Os modelos de asilos construídos e mantidos por instituições religiosas são o pavor dos velhinhos.
Basta visitar alguns deles, mesmo os mais elegantes, para concluir que reproduzem a gestão prisional das cadeias, dos hospitais psiquiátricos, dos conselhos tutelares.
Os internos são encaixotados num modelo único de gestão que, para funcionar, retira do Idoso toda autonomia, tratando igualmente
quem é são e quem é doente.
Os próprios idosos tentam construir espaços específicos de convivência saudável depois dos 60.
O sonho das ecovilas é um delírio coletivo da galera que fez parte do movimento hippie, continua produtiva e criativa e já se deu conta de que viver nas grandes cidades, depois da aposentadoria, é caro, perigoso e solitário.

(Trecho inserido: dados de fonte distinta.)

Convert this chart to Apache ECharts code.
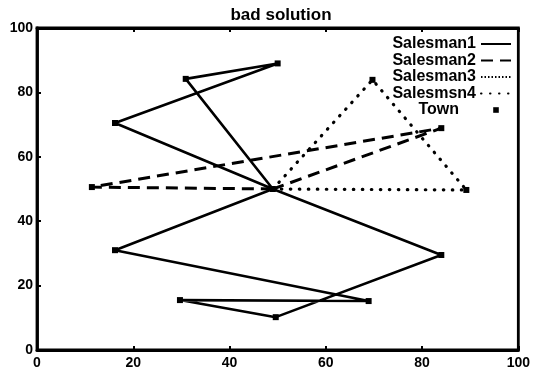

Há muitos modelos sendo implantados no país, mas nenhum deles ainda funciona. As propostas, quando confrontadas com a realidade, mais dão pra trás do que avançam.
O custo dos terrenos é alto; os modelos de casas não agradam a todos; a gestão proposta traz conflitos sobre posse e hereditariedade; os equipamentos são caros.

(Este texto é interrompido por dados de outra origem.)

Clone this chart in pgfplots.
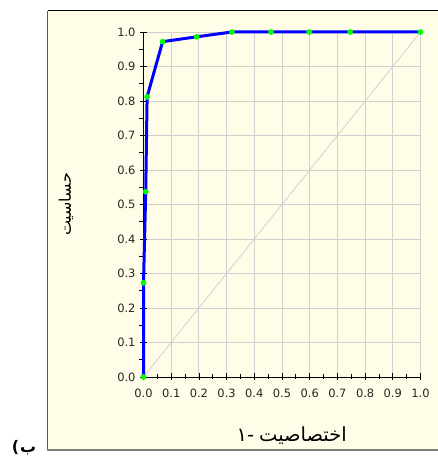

Enfim, quem pode pagar não precisa quem precisa não pode arcar com tanto desejo.
A questão é de ordem pública, concluiu a arquiteta paulista Miriam Morata, fundadora da ONG Recriar Com Você.
Miriam usou as redes sociais para juntar pessoas que desejem construir e morar em ecovilas e não está dando conta de gerir a demanda.

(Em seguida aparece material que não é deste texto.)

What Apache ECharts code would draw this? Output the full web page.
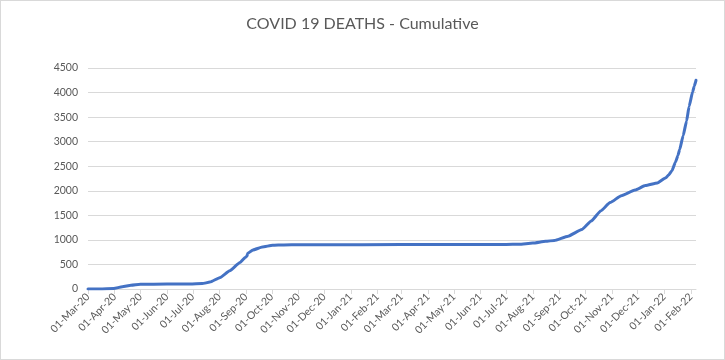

Milhares de pessoas, a maioria mulheres, se inscreveram para o que acreditam ser uma proposta em curso.
Só que não. Não existe terreno, não existem as casas e não há recursos para atender a tanta gente querendo morar juntas (e já mostrando as dificuldades de convivência).
Umas querem ir para a praia. Outras, para o campo, desde que o campo seja coladinho nos grandes centros urbanos.
A questão da herança aparece sempre, de acordo com os níveis de envelhecimento de cada um.
De olho nesse nicho, a indústria da construção civil se adianta, enchendo de condomínios os arrabaldes dos centros urbanos, com propostas de segurança e bem-estar.
Nas capitais, como Belo Horizonte e Rio de Janeiro, hotéis antigos estão sendo reformados para abrigaram idosos em suas diversas fases de envelhecimento, a custos absurdos.
E surgem prédios com serviços semelhantes, com condomínio impagável.
Algumas prefeituras, como a de Bragança Paulista, em SP, e de Coronel Fabriciano, em MG, estão investindo em cidades para idosos de baixa renda.
O projeto Paulista prevê construção de moradias populares para pessoas acima dos 60, sozinhos, e o de Minas foca no atendimento médico numa espécie de hospital-dia, com lazer, alimentação e programas culturais.
O problema, no entanto, é muito maior. O envelhecimento é contínuo e quem tem autonomia para morar sozinho hoje, amanhã pode não ter.
A questão da moradia tem que acompanhar esse curso, oferecendo soluções para pessoas ativas e capazes de se relacionar e produzir; pessoas inativas com baixa capacidade produtiva, mas não doentes; pessoas totalmente dependentes por doenças físicas ou mentais; e, como bem pensou Miriam Morata, os profissionais que cuidam desses últimos. Sejam familiares ou do serviço público de saúde.
São 32 milhões de brasileiros pressionando o governo para soluções que atendam a todos, de forma diferenciada, criativa e democrática.
Não aprisionando e segregando como tem sido feito até agora.
Boa parte desses idosos vive lúcida e ativamente até os 90 ou mais, deixando pelo caminho familiares e amigos que poderiam estar ao lado deles na jornada final.
O modelo familiar de acolhimento do Idoso acabou. As famílias são cada vez menores e as casas, também. Então, a questão é pública mesmo.
E merece ser debatida com a urgência urgentíssima com que se debatem pautas moralizantes num Congresso cada vez mais alienado das reais necessidades da população.